→ **AIM**:
Begin with the line holding "Give me the", end with the line holding "const y = d3.scaleLinear().domain([0, 100]).range([702.7, 68]);", and repeat every line in between exactly, without pictures.

→ **DATA SHOWN**:
--- START ---

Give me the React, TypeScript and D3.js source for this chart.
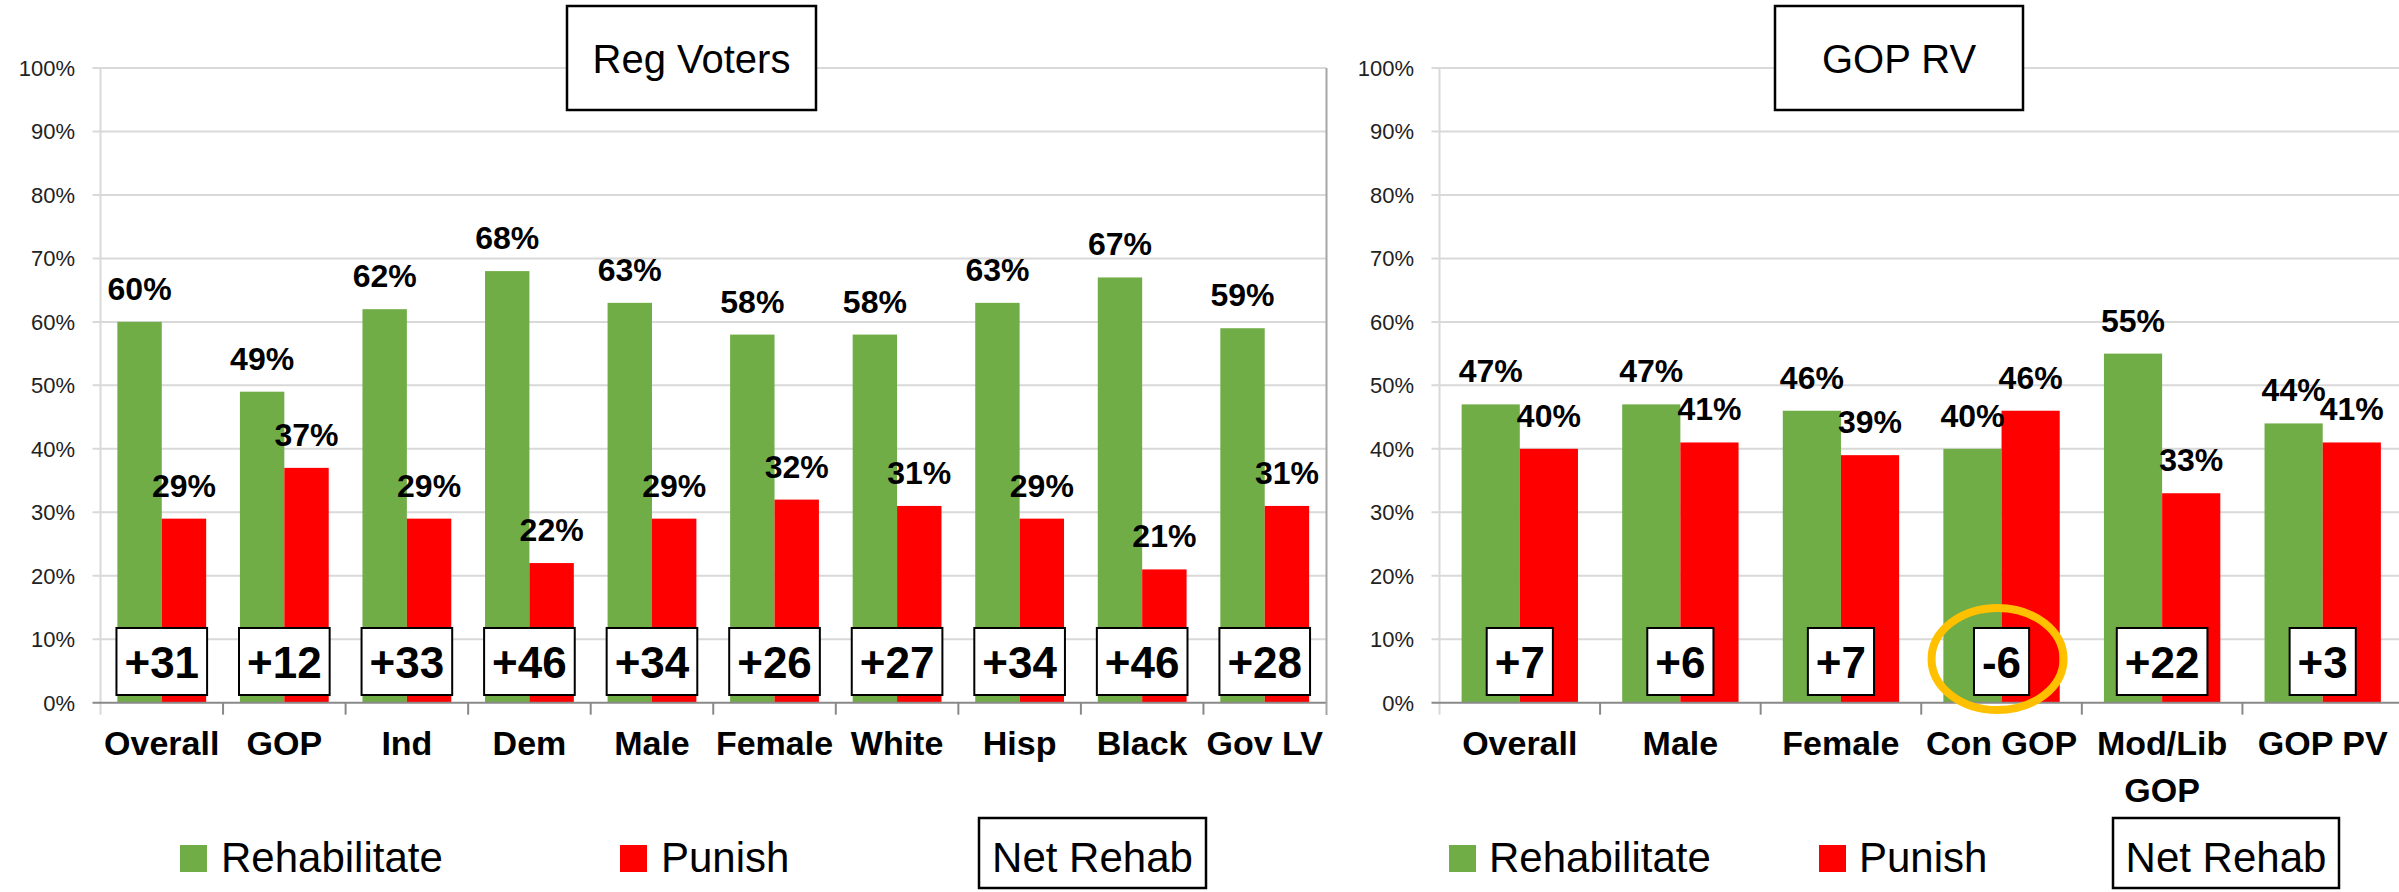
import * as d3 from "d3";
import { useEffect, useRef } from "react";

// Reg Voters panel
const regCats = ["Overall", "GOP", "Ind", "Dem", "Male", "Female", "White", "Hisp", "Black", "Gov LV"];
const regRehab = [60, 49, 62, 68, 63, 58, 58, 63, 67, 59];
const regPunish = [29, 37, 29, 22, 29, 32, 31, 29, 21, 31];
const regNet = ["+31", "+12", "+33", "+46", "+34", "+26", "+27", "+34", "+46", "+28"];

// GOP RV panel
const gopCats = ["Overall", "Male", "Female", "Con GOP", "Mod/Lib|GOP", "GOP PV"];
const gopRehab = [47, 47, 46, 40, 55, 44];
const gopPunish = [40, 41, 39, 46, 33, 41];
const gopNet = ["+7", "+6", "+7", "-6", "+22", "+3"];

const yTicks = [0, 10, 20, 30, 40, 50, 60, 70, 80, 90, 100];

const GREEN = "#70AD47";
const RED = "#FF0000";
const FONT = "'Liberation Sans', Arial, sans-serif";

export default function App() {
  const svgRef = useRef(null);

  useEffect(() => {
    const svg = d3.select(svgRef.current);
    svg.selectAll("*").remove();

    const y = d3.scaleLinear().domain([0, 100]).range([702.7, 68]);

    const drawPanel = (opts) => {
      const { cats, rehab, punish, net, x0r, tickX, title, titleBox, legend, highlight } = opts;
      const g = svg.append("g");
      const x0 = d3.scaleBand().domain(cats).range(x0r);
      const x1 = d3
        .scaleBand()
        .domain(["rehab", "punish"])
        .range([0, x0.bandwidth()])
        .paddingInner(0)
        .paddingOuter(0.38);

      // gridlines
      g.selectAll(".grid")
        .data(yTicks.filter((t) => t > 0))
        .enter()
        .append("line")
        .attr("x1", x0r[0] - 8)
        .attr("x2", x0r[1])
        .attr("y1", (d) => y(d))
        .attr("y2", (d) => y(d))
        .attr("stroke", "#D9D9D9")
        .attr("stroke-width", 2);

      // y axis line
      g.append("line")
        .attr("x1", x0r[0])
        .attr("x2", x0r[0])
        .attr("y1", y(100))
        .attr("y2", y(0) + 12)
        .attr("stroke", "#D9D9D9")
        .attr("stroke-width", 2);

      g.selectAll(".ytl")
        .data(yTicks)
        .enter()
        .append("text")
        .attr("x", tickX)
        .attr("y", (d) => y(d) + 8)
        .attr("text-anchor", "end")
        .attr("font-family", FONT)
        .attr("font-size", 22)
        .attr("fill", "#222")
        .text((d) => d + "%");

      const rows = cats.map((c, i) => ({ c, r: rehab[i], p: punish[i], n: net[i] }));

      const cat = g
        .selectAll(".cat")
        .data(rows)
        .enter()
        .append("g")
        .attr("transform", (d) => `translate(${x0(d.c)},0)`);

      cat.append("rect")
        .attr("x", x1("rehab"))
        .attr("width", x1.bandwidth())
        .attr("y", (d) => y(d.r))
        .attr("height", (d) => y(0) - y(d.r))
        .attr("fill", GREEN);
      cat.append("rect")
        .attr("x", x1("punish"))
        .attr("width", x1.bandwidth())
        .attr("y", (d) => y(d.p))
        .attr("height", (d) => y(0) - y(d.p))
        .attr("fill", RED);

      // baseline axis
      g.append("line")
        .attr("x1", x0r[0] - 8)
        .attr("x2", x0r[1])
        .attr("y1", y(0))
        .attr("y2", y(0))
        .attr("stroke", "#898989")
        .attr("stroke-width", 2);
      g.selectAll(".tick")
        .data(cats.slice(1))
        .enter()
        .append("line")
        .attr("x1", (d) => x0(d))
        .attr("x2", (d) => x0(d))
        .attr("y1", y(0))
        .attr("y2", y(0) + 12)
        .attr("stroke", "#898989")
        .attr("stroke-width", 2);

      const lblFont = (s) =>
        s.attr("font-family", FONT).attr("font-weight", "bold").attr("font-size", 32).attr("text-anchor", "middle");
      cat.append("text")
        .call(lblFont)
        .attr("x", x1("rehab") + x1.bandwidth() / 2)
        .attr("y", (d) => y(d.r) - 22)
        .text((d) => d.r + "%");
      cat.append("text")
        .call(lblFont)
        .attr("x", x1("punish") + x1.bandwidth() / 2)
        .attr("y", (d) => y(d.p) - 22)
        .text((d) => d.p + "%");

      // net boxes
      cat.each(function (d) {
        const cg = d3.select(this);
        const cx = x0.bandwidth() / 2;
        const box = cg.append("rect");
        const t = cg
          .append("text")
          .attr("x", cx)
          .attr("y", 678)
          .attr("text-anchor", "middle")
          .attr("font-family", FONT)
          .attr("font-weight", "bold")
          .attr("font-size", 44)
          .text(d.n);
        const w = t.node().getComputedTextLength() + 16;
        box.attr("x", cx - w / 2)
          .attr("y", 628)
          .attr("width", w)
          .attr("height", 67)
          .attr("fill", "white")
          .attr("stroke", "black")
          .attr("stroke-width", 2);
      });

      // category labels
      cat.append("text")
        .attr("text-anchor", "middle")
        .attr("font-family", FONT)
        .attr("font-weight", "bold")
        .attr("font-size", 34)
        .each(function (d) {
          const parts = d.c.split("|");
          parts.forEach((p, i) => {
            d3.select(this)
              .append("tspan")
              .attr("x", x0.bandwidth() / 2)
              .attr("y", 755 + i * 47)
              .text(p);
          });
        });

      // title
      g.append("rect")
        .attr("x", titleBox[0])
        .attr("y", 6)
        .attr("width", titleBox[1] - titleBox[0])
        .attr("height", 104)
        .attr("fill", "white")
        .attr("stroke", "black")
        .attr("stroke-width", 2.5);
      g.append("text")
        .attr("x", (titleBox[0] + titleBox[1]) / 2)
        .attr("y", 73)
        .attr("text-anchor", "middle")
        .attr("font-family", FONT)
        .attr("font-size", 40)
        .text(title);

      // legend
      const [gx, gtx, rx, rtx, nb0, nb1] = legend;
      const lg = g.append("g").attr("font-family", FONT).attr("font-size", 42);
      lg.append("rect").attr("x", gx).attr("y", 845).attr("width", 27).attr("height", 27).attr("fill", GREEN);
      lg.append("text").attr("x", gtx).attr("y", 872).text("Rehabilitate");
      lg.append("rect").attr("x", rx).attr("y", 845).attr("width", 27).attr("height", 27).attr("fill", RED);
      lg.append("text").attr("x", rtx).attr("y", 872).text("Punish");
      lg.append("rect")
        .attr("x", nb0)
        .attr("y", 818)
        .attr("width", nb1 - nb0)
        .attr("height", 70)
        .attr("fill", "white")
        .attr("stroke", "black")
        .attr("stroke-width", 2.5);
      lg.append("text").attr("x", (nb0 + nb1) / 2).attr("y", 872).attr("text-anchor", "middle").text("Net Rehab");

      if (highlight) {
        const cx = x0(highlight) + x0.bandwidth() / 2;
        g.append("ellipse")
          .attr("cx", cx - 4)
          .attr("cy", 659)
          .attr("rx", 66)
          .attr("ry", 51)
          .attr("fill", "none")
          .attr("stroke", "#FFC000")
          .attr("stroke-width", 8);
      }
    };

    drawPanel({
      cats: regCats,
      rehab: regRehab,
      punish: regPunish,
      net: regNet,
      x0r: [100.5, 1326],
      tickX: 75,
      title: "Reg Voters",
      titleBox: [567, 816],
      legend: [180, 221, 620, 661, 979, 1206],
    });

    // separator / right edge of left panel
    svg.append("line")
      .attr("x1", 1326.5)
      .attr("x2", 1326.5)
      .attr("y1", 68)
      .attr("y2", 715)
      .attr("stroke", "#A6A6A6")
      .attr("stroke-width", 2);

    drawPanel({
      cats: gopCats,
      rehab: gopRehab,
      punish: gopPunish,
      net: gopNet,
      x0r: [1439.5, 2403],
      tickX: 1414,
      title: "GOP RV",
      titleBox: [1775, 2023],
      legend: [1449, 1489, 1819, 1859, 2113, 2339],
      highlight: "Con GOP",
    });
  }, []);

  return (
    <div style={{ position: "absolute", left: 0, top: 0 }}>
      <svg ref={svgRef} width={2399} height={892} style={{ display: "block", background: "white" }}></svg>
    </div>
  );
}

--- END ---
--- START ---

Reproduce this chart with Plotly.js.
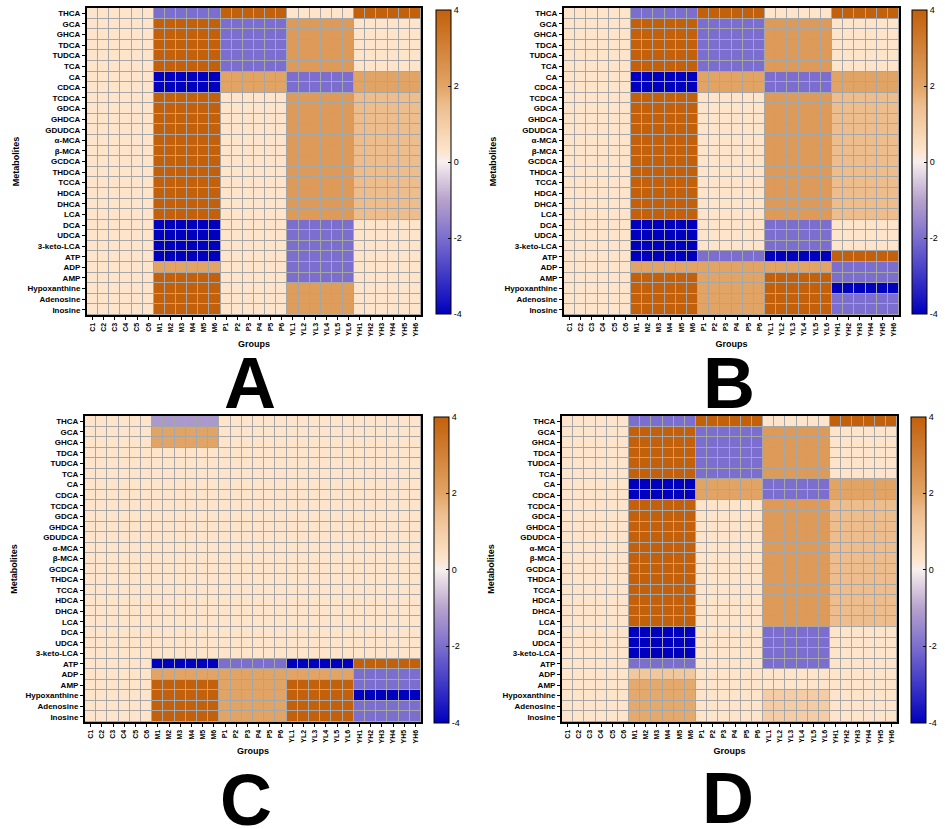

--- END ---

→ **OUTPUT OF THE EXERCISE**:
Give me the React, TypeScript and D3.js source for this chart.
import * as d3 from "d3";
import { useEffect, useRef } from "react";

// Reg Voters panel
const regCats = ["Overall", "GOP", "Ind", "Dem", "Male", "Female", "White", "Hisp", "Black", "Gov LV"];
const regRehab = [60, 49, 62, 68, 63, 58, 58, 63, 67, 59];
const regPunish = [29, 37, 29, 22, 29, 32, 31, 29, 21, 31];
const regNet = ["+31", "+12", "+33", "+46", "+34", "+26", "+27", "+34", "+46", "+28"];

// GOP RV panel
const gopCats = ["Overall", "Male", "Female", "Con GOP", "Mod/Lib|GOP", "GOP PV"];
const gopRehab = [47, 47, 46, 40, 55, 44];
const gopPunish = [40, 41, 39, 46, 33, 41];
const gopNet = ["+7", "+6", "+7", "-6", "+22", "+3"];

const yTicks = [0, 10, 20, 30, 40, 50, 60, 70, 80, 90, 100];

const GREEN = "#70AD47";
const RED = "#FF0000";
const FONT = "'Liberation Sans', Arial, sans-serif";

export default function App() {
  const svgRef = useRef(null);

  useEffect(() => {
    const svg = d3.select(svgRef.current);
    svg.selectAll("*").remove();

    const y = d3.scaleLinear().domain([0, 100]).range([702.7, 68]);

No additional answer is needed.